The task: Set down the material below word for word, excluding the pictures.

Data excerpt:
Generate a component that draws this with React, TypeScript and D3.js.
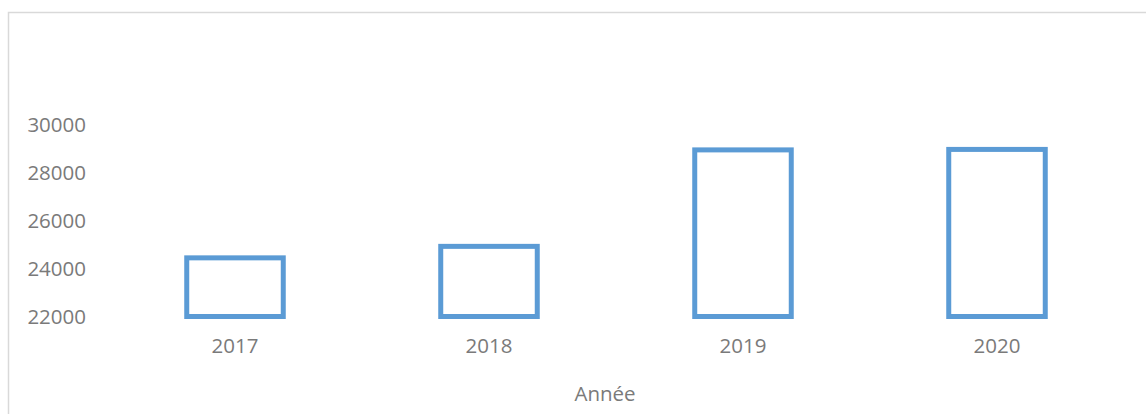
import React, { useEffect, useRef } from "react"
import * as d3 from "d3"

const years = ["2017", "2018", "2019", "2020"]
const values = [24450, 24930, 28960, 28980]
const yTicks = [22000, 24000, 26000, 28000, 30000]
const xTitle = "Année"

export default function App() {
    const ref = useRef<SVGSVGElement | null>(null)

    useEffect(() => {
        const svg = d3.select(ref.current)
        svg.selectAll("*").remove()

        const width = 1146
        const height = 414

        // chart frame (runs off right/bottom like the crop)
        svg.append("rect")
            .attr("x", 8.5)
            .attr("y", 12.5)
            .attr("width", width + 10)
            .attr("height", height + 10)
            .attr("fill", "#fff")
            .attr("stroke", "#d9d9d9")
            .attr("stroke-width", 1.5)

        const x = d3.scaleBand()
            .domain(years)
            .range([108, 1124])
            .paddingInner(0.62)
            .paddingOuter(0.31)

        const y = d3.scaleLinear()
            .domain([22000, 30000])
            .range([316.5, 125])

        const font = "'Open Sans', sans-serif"
        const grey = "#7a7a7a"

        const yAxis = d3.axisLeft(y)
            .tickValues(yTicks)
            .tickSize(0)
            .tickPadding(0)
            .tickFormat(d3.format("d"))

        const gy = svg.append("g")
            .attr("transform", "translate(86,0)")
            .call(yAxis)
        gy.select(".domain").remove()
        gy.selectAll("text")
            .style("font-family", font)
            .style("font-size", "20.5px")
            .attr("fill", grey)

        const xAxis = d3.axisBottom(x).tickSize(0).tickPadding(0)
        const gx = svg.append("g")
            .attr("transform", "translate(0,338)")
            .call(xAxis)
        gx.select(".domain").remove()
        gx.selectAll("text")
            .style("font-family", font)
            .style("font-size", "20.5px")
            .attr("fill", grey)

        svg.append("text")
            .attr("x", 605)
            .attr("y", 401)
            .attr("text-anchor", "middle")
            .style("font-family", font)
            .style("font-size", "20.5px")
            .attr("fill", grey)
            .text(xTitle)

        svg.selectAll(".bar")
            .data(values)
            .enter()
            .append("rect")
            .attr("class", "bar")
            .attr("x", (d, i) => x(years[i])!)
            .attr("width", x.bandwidth())
            .attr("y", d => y(d))
            .attr("height", d => y(22000) - y(d))
            .attr("fill", "none")
            .attr("stroke", "#5b9bd5")
            .attr("stroke-width", 5)
    }, [])

    return (
        <svg
            ref={ref}
            width={1146}
            height={414}
            style={{ position: "absolute", left: 0, top: 0, background: "#fff" }}
        />
    )
}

Reply to the task:
Generate a component that draws this with React, TypeScript and D3.js.
import React, { useEffect, useRef } from "react"
import * as d3 from "d3"

const years = ["2017", "2018", "2019", "2020"]
const values = [24450, 24930, 28960, 28980]
const yTicks = [22000, 24000, 26000, 28000, 30000]
const xTitle = "Année"

export default function App() {
    const ref = useRef<SVGSVGElement | null>(null)

    useEffect(() => {
        const svg = d3.select(ref.current)
        svg.selectAll("*").remove()

        const width = 1146
        const height = 414

        // chart frame (runs off right/bottom like the crop)
        svg.append("rect")
            .attr("x", 8.5)
            .attr("y", 12.5)
            .attr("width", width + 10)
            .attr("height", height + 10)
            .attr("fill", "#fff")
            .attr("stroke", "#d9d9d9")
            .attr("stroke-width", 1.5)

        const x = d3.scaleBand()
            .domain(years)
            .range([108, 1124])
            .paddingInner(0.62)
            .paddingOuter(0.31)

        const y = d3.scaleLinear()
            .domain([22000, 30000])
            .range([316.5, 125])

        const font = "'Open Sans', sans-serif"
        const grey = "#7a7a7a"

        const yAxis = d3.axisLeft(y)
            .tickValues(yTicks)
            .tickSize(0)
            .tickPadding(0)
            .tickFormat(d3.format("d"))

        const gy = svg.append("g")
            .attr("transform", "translate(86,0)")
            .call(yAxis)
        gy.select(".domain").remove()
        gy.selectAll("text")
            .style("font-family", font)
            .style("font-size", "20.5px")
            .attr("fill", grey)

        const xAxis = d3.axisBottom(x).tickSize(0).tickPadding(0)
        const gx = svg.append("g")
            .attr("transform", "translate(0,338)")
            .call(xAxis)
        gx.select(".domain").remove()
        gx.selectAll("text")
            .style("font-family", font)
            .style("font-size", "20.5px")
            .attr("fill", grey)

        svg.append("text")
            .attr("x", 605)
            .attr("y", 401)
            .attr("text-anchor", "middle")
            .style("font-family", font)
            .style("font-size", "20.5px")
            .attr("fill", grey)
            .text(xTitle)

        svg.selectAll(".bar")
            .data(values)
            .enter()
            .append("rect")
            .attr("class", "bar")
            .attr("x", (d, i) => x(years[i])!)
            .attr("width", x.bandwidth())
            .attr("y", d => y(d))
            .attr("height", d => y(22000) - y(d))
            .attr("fill", "none")
            .attr("stroke", "#5b9bd5")
            .attr("stroke-width", 5)
    }, [])

    return (
        <svg
            ref={ref}
            width={1146}
            height={414}
            style={{ position: "absolute", left: 0, top: 0, background: "#fff" }}
        />
    )
}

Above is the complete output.